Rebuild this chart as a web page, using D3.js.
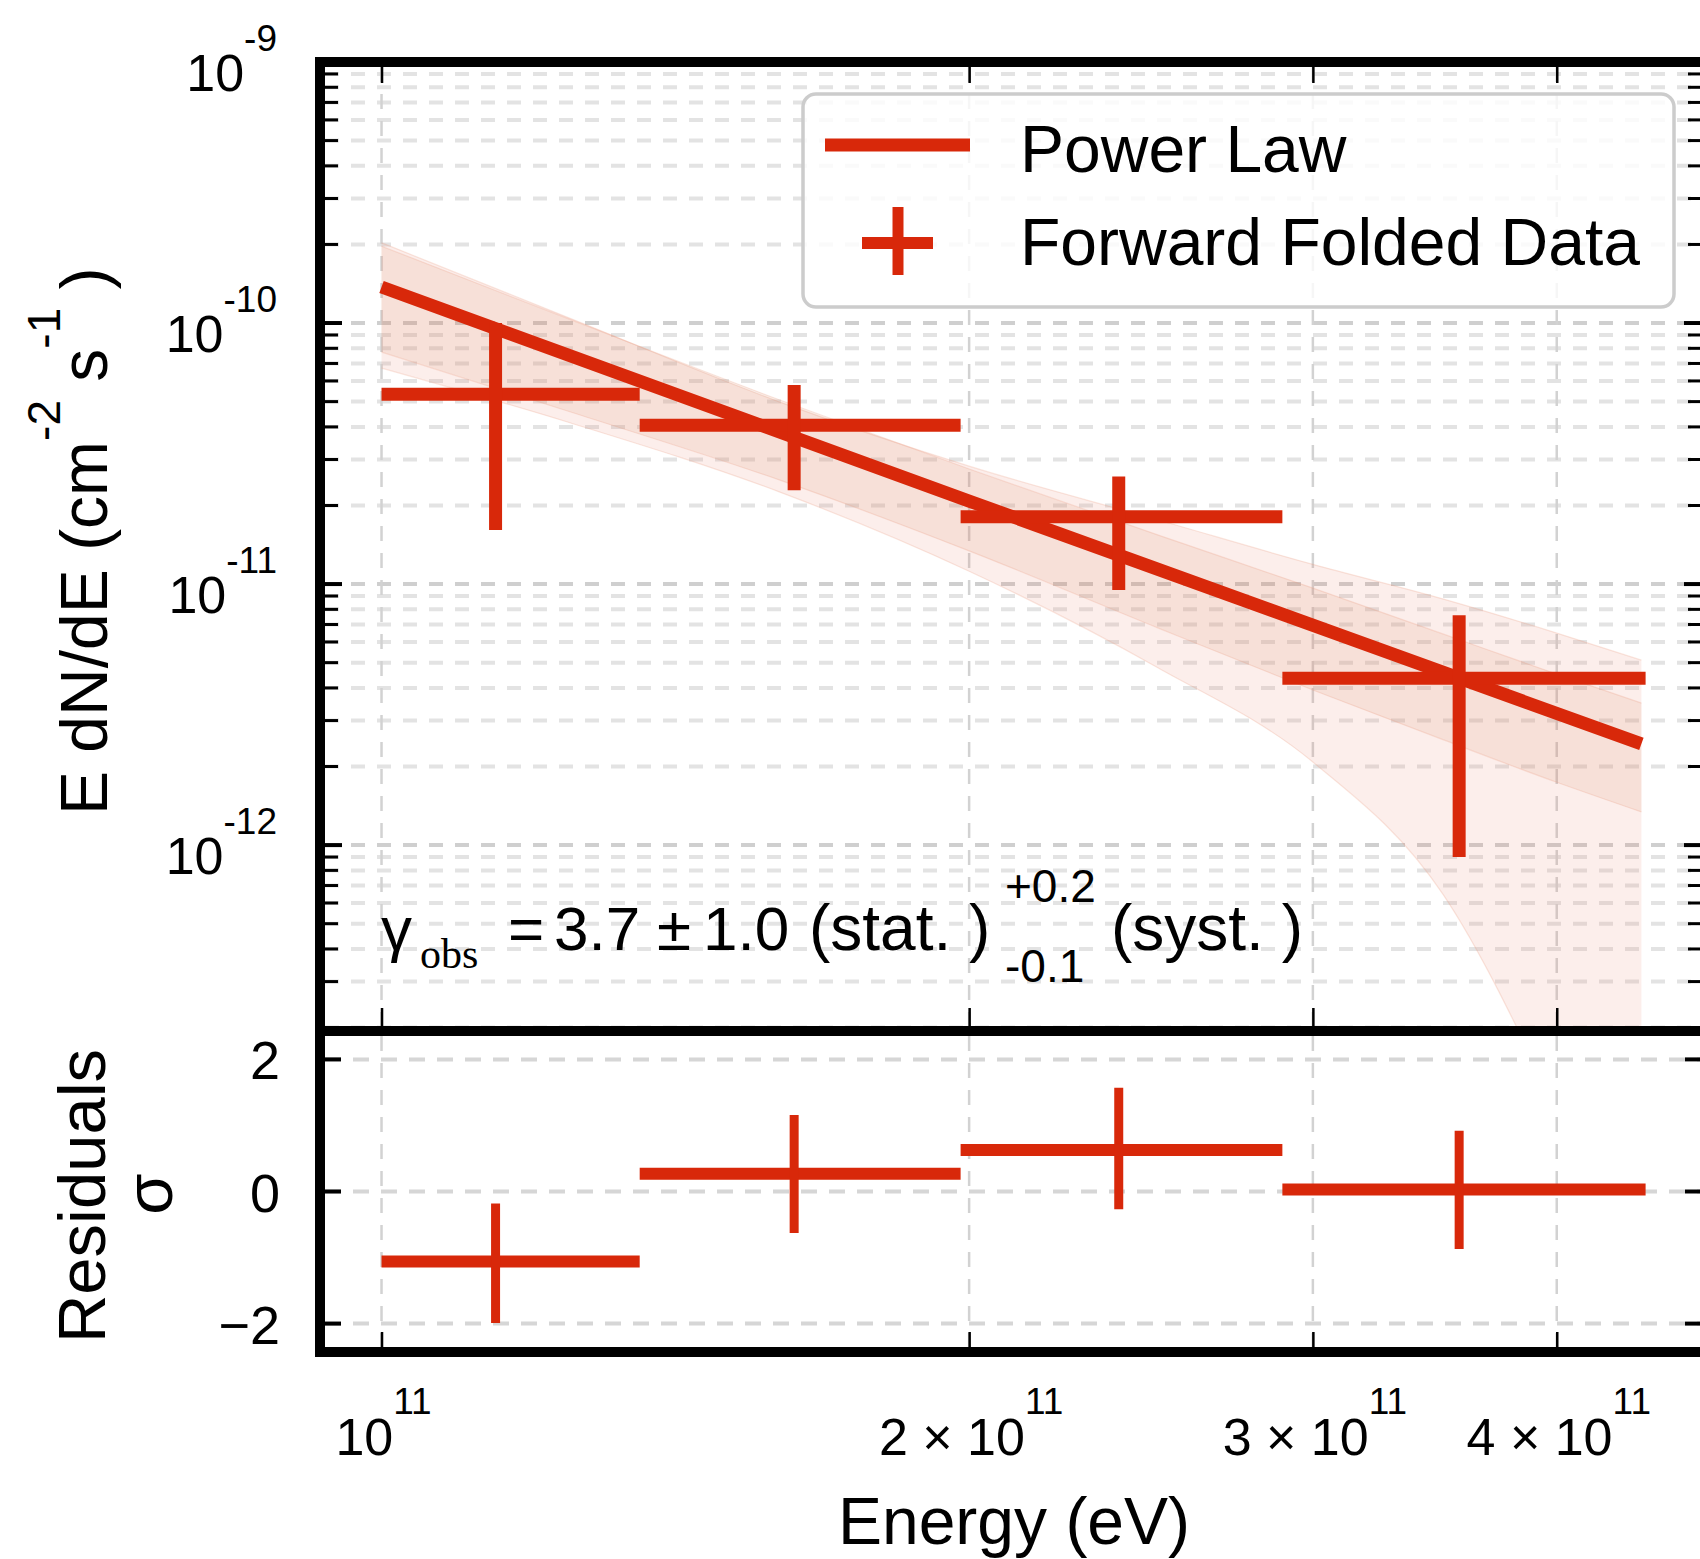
<!DOCTYPE html>
<html>
<head>
<meta charset="utf-8">
<script src="https://cdn.jsdelivr.net/npm/d3@7"></script>
<style>
html, body { margin: 0; padding: 0; background: #fff; }
svg { display: block; font-family: "Liberation Sans", Arial, Helvetica, sans-serif; }
</style>
</head>
<body>
<div id="chart"></div>
<script>
(function () {
'use strict';
// Spectrum (E dN/dE) with power-law fit + residual panel

// ---- data ----
const BIN_LO     = [1.0e11, 1.356e11, 1.980e11, 2.894e11];
const BIN_HI     = [1.356e11, 1.980e11, 2.894e11, 4.442e11];
const BIN_CENTER = [1.144e11, 1.627e11, 2.386e11, 3.565e11];
const FLUX       = [5.34e-11, 4.06e-11, 1.81e-11, 4.36e-12];
const FLUX_LO    = [1.61e-11, 2.29e-11, 9.48e-12, 9.0e-13];
const FLUX_HI    = [1.0e-10, 5.79e-11, 2.58e-11, 7.6e-12];

const RESID    = [-1.06, 0.27, 0.63, 0.03];
const RESID_LO = [-1.99, -0.63, -0.27, -0.87];
const RESID_HI = [-0.18, 1.16, 1.57, 0.92];

// fitted power law (straight in log-log)
const FIT_E    = [1.0e11, 2.0e11, 4.42e11];
const FIT_FLUX = [1.374e-10, 2.08e-11, 2.44e-12];

// uncertainty bands
const BAND_E   = [1.0e11, 1.25e11, 1.6e11, 2.0e11, 2.5e11, 3.0e11, 3.5e11, 4.0e11, 4.42e11];
const STAT_HI  = [1.97e-10, 1.03e-10, 5.07e-11, 2.76e-11, 1.54e-11, 9.65e-12, 6.43e-12, 4.52e-12, 3.50e-12];
const STAT_LO  = [7.74e-11, 4.56e-11, 2.50e-11, 1.34e-11, 6.78e-12, 3.93e-12, 2.53e-12, 1.74e-12, 1.34e-12];
const SYST_HI  = [2.03e-10, 1.04e-10, 4.98e-11, 2.83e-11, 1.76e-11, 1.19e-11, 8.76e-12, 6.49e-12, 5.11e-12];
const SYST_LO  = [6.72e-11, 4.14e-11, 2.25e-11, 1.12e-11, 4.77e-12, 2.08e-12, 6.43e-13, 9.65e-14, 1.81e-14];

// ticks
const XTICKS       = [1e11, 2e11, 3e11, 4e11];
const XTICK_MANT   = ["10", "2 × 10", "3 × 10", "4 × 10"];
const XTICK_EXP    = "11";
const YTICK_DECADE = [1e-9, 1e-10, 1e-11, 1e-12];
const YTICK_EXP    = ["-9", "-10", "-11", "-12"];
const RTICKS       = [2, 0, -2];
const RTICK_LABELS = ["2", "0", "\u22122"];

const LEGEND = ["Power Law", "Forward Folded Data"];

// ---- look ----
const RED = "#d8280a";
const GRID_MAJOR = "#cfcfcf";
const GRID_MINOR = "#e3e3e3";
const W = 1700, H = 1559;
const PL = 320, PR = 1706;       // frame centre lines
const UT = 62, UB = 1031, LB = 1352;
const FW = 10;                   // frame width
const inL = PL + FW / 2, inR = PR - FW / 2;

const svg = d3.select("#chart").append("svg")
  .attr("width", W).attr("height", H).attr("viewBox", `0 0 ${W} ${H}`);

const x = d3.scaleLog().domain([9.3e10, 4.77e11]).range([PL, PR]);
const y = d3.scaleLog().domain([1.94e-13, 1e-9]).range([UB, UT]);
const r = d3.scaleLinear().domain([-2.43, 2.43]).range([LB, UB]);

const isMajor = v => Math.abs(Math.log10(v) - Math.round(Math.log10(v))) < 1e-6;

svg.append("defs").append("clipPath").attr("id", "clipUp")
  .append("rect").attr("x", inL).attr("y", UT + FW / 2)
  .attr("width", inR - inL).attr("height", UB - UT - FW);

// ---------- upper panel ----------
const up = svg.append("g");
const yTicks = y.ticks().filter(v => v >= 1.94e-13 && v <= 1e-9);

// grid
up.append("g").selectAll("line").data(yTicks).join("line")
  .attr("x1", inL).attr("x2", inR)
  .attr("y1", d => y(d)).attr("y2", d => y(d))
  .attr("stroke", d => isMajor(d) ? GRID_MAJOR : GRID_MINOR)
  .attr("stroke-width", 4)
  .attr("stroke-dasharray", "14,12");
up.append("g").selectAll("line").data(XTICKS).join("line")
  .attr("x1", d => x(d)).attr("x2", d => x(d))
  .attr("y1", UT + FW / 2).attr("y2", UB - FW / 2)
  .attr("stroke", "#d2d2d2").attr("stroke-width", 2.5)
  .attr("stroke-dasharray", "15,12");

// bands
const bandPts = (lo, hi) => BAND_E.map((e, i) => ({ e, lo: lo[i], hi: hi[i] }));
const area = d3.area().x(d => x(d.e)).y0(d => y(d.lo)).y1(d => y(d.hi)).curve(d3.curveMonotoneX);
const edge = key => d3.line().x(d => x(d.e)).y(d => y(d[key])).curve(d3.curveMonotoneX);
const bands = up.append("g").attr("clip-path", "url(#clipUp)");
[[SYST_LO, SYST_HI, "#ea8a70", 0.14], [STAT_LO, STAT_HI, "#d87850", 0.12]].forEach(([lo, hi, c, o]) => {
  const pts = bandPts(lo, hi);
  bands.append("path").datum(pts).attr("d", area).attr("fill", c).attr("fill-opacity", o);
  ["lo", "hi"].forEach(k => bands.append("path").datum(pts).attr("d", edge(k))
    .attr("fill", "none").attr("stroke", "#ec9a80").attr("stroke-opacity", 0.25).attr("stroke-width", 1.2));
});

// fit line
up.append("path")
  .datum(FIT_E.map((e, i) => ({ e, f: FIT_FLUX[i] })))
  .attr("d", d3.line().x(d => x(d.e)).y(d => y(d.f)))
  .attr("fill", "none").attr("stroke", RED).attr("stroke-width", 13);

// data crosses
const pts = BIN_CENTER.map((c, i) => ({ c, lo: BIN_LO[i], hi: BIN_HI[i], f: FLUX[i], flo: FLUX_LO[i], fhi: FLUX_HI[i] }));
const crosses = up.append("g").attr("stroke", RED).attr("stroke-width", 13);
crosses.selectAll("line.h").data(pts).join("line").attr("class", "h")
  .attr("x1", d => x(d.lo)).attr("x2", d => x(d.hi))
  .attr("y1", d => y(d.f)).attr("y2", d => y(d.f));
crosses.selectAll("line.v").data(pts).join("line").attr("class", "v")
  .attr("x1", d => x(d.c)).attr("x2", d => x(d.c))
  .attr("y1", d => y(d.flo)).attr("y2", d => y(d.fhi));

// legend
const lg = up.append("g");
lg.append("rect").attr("x", 803).attr("y", 94).attr("width", 871).attr("height", 213)
  .attr("rx", 13).attr("fill", "#fff").attr("fill-opacity", 0.8)
  .attr("stroke", "#cccccc").attr("stroke-width", 3.5);
lg.append("line").attr("x1", 825).attr("x2", 970).attr("y1", 145).attr("y2", 145)
  .attr("stroke", RED).attr("stroke-width", 13);
lg.append("line").attr("x1", 862).attr("x2", 933).attr("y1", 243).attr("y2", 243)
  .attr("stroke", RED).attr("stroke-width", 12);
lg.append("line").attr("x1", 898).attr("x2", 898).attr("y1", 207).attr("y2", 275)
  .attr("stroke", RED).attr("stroke-width", 11);
lg.selectAll("text").data(LEGEND).join("text")
  .attr("x", 1020).attr("y", (d, i) => 172 + i * 93)
  .attr("font-size", 66).attr("fill", "#000").text(d => d);

// annotation
const ann = up.append("g").attr("fill", "#000");
const annBits = [
  { t: "\u03b3", x: 381, y: 950, s: 62 },
  { t: "obs", x: 420, y: 968, s: 42, serif: true },
  { t: "=", x: 508, y: 950, s: 62 },
  { t: "3.7", x: 554, y: 950, s: 62 },
  { t: "±", x: 657, y: 950, s: 62 },
  { t: "1.0", x: 703, y: 950, s: 62 },
  { t: "(stat. )", x: 809, y: 950, s: 64 },
  { t: "+0.2", x: 1005, y: 902, s: 46 },
  { t: "-0.1", x: 1005, y: 982, s: 46 },
  { t: "(syst. )", x: 1111, y: 950, s: 64 }
];
annBits.forEach(b => ann.append("text").attr("x", b.x).attr("y", b.y)
  .attr("font-size", b.s)
  .attr("font-family", b.serif ? "'Liberation Serif','DejaVu Serif',serif" : null)
  .text(b.t));

// ---------- lower panel ----------
const low = svg.append("g");
low.append("g").selectAll("line").data(RTICKS).join("line")
  .attr("x1", inL).attr("x2", inR)
  .attr("y1", d => r(d)).attr("y2", d => r(d))
  .attr("stroke", "#d6d6d6").attr("stroke-width", 4).attr("stroke-dasharray", "16,12");
low.append("g").selectAll("line").data(XTICKS).join("line")
  .attr("x1", d => x(d)).attr("x2", d => x(d))
  .attr("y1", UB + FW / 2).attr("y2", LB - FW / 2)
  .attr("stroke", "#d2d2d2").attr("stroke-width", 2.5).attr("stroke-dasharray", "15,12");

const res = BIN_CENTER.map((c, i) => ({ c, lo: BIN_LO[i], hi: BIN_HI[i], v: RESID[i], vlo: RESID_LO[i], vhi: RESID_HI[i] }));
low.append("g").attr("stroke", RED).attr("stroke-width", 12)
  .selectAll("line").data(res).join("line")
  .attr("x1", d => x(d.lo)).attr("x2", d => x(d.hi))
  .attr("y1", d => r(d.v)).attr("y2", d => r(d.v));
low.append("g").attr("stroke", RED).attr("stroke-width", 9)
  .selectAll("line").data(res).join("line")
  .attr("x1", d => x(d.c)).attr("x2", d => x(d.c))
  .attr("y1", d => r(d.vlo)).attr("y2", d => r(d.vhi));

// ---------- ticks ----------
const tk = svg.append("g").attr("stroke", "#000");
// y ticks upper (log) and lower, both sides, inward
[[inL, 1], [inR, -1]].forEach(([x0, dir]) => {
  tk.append("g").selectAll("line").data(yTicks).join("line")
    .attr("x1", x0).attr("x2", d => x0 + dir * (isMajor(d) ? 17 : 13))
    .attr("y1", d => y(d)).attr("y2", d => y(d))
    .attr("stroke-width", d => isMajor(d) ? 4 : 3);
  tk.append("g").selectAll("line").data(RTICKS).join("line")
    .attr("x1", x0).attr("x2", x0 + dir * 16)
    .attr("y1", d => r(d)).attr("y2", d => r(d))
    .attr("stroke-width", 4);
});
// x ticks via d3 axes (inward)
const xTickAxis = (g, y0, size) => g.attr("transform", `translate(0,${y0})`)
  .call(d3.axisBottom(x).tickValues(XTICKS).tickSize(size).tickFormat(""))
  .call(s => s.select(".domain").remove())
  .call(s => s.selectAll("line").attr("stroke", "#000").attr("stroke-width", 2.5));
xTickAxis(svg.append("g"), UT + FW / 2, 16);
xTickAxis(svg.append("g"), UB - FW / 2, -18);
xTickAxis(svg.append("g"), LB - FW / 2, -15);

// frames
svg.append("rect").attr("x", PL).attr("y", UT).attr("width", PR - PL).attr("height", UB - UT)
  .attr("fill", "none").attr("stroke", "#000").attr("stroke-width", FW);
svg.append("rect").attr("x", PL).attr("y", UB).attr("width", PR - PL).attr("height", LB - UB)
  .attr("fill", "none").attr("stroke", "#000").attr("stroke-width", FW);

// ---------- tick labels ----------
const lab = svg.append("g").attr("fill", "#000");
YTICK_DECADE.forEach((v, i) => {
  const t = lab.append("text").attr("x", 277).attr("y", y(v) + 29)
    .attr("text-anchor", "end").attr("font-size", 52).text("10");
  t.append("tspan").attr("dy", -40).attr("font-size", 37).text(YTICK_EXP[i]);
});
RTICKS.forEach((v, i) => {
  lab.append("text").attr("x", 280).attr("y", r(v) + 20)
    .attr("text-anchor", "end").attr("font-size", 54).text(RTICK_LABELS[i]);
});
XTICKS.forEach((v, i) => {
  const t = lab.append("text").attr("x", x(v) + 2).attr("y", 1455)
    .attr("text-anchor", "middle").attr("font-size", 52).text(XTICK_MANT[i]);
  t.append("tspan").attr("dy", -41).attr("font-size", 37).text(XTICK_EXP);
});

// axis titles
lab.append("text").attr("x", 1014).attr("y", 1544).attr("text-anchor", "middle")
  .attr("font-size", 66).text("Energy (eV)");

const yl = lab.append("text").attr("transform", "translate(107,815) rotate(-90)")
  .attr("font-size", 66).text("E dN/dE (cm");
yl.append("tspan").attr("dy", -47).attr("font-size", 46).text("-2");
yl.append("tspan").attr("dy", 47).text(" s");
yl.append("tspan").attr("dy", -47).attr("font-size", 46).text("-1");
yl.append("tspan").attr("dy", 47).text(" )");

lab.append("text").attr("transform", "translate(105,1196) rotate(-90)")
  .attr("text-anchor", "middle").attr("font-size", 67).text("Residuals");
lab.append("text").attr("transform", "translate(172,1194) rotate(-90)")
  .attr("text-anchor", "middle").attr("font-size", 67).text("\u03c3");
})();
</script>
</body>
</html>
▬▬▬▬▬▬▬▬▬▬
YOUR GOAL:
Scan the listing above and identify each line holding the string "chart"; copy every such line.

ANSWER TO THIS PROBLEM:
Rebuild this chart as a web page, using D3.js.
<div id="chart"></div>
const svg = d3.select("#chart").append("svg")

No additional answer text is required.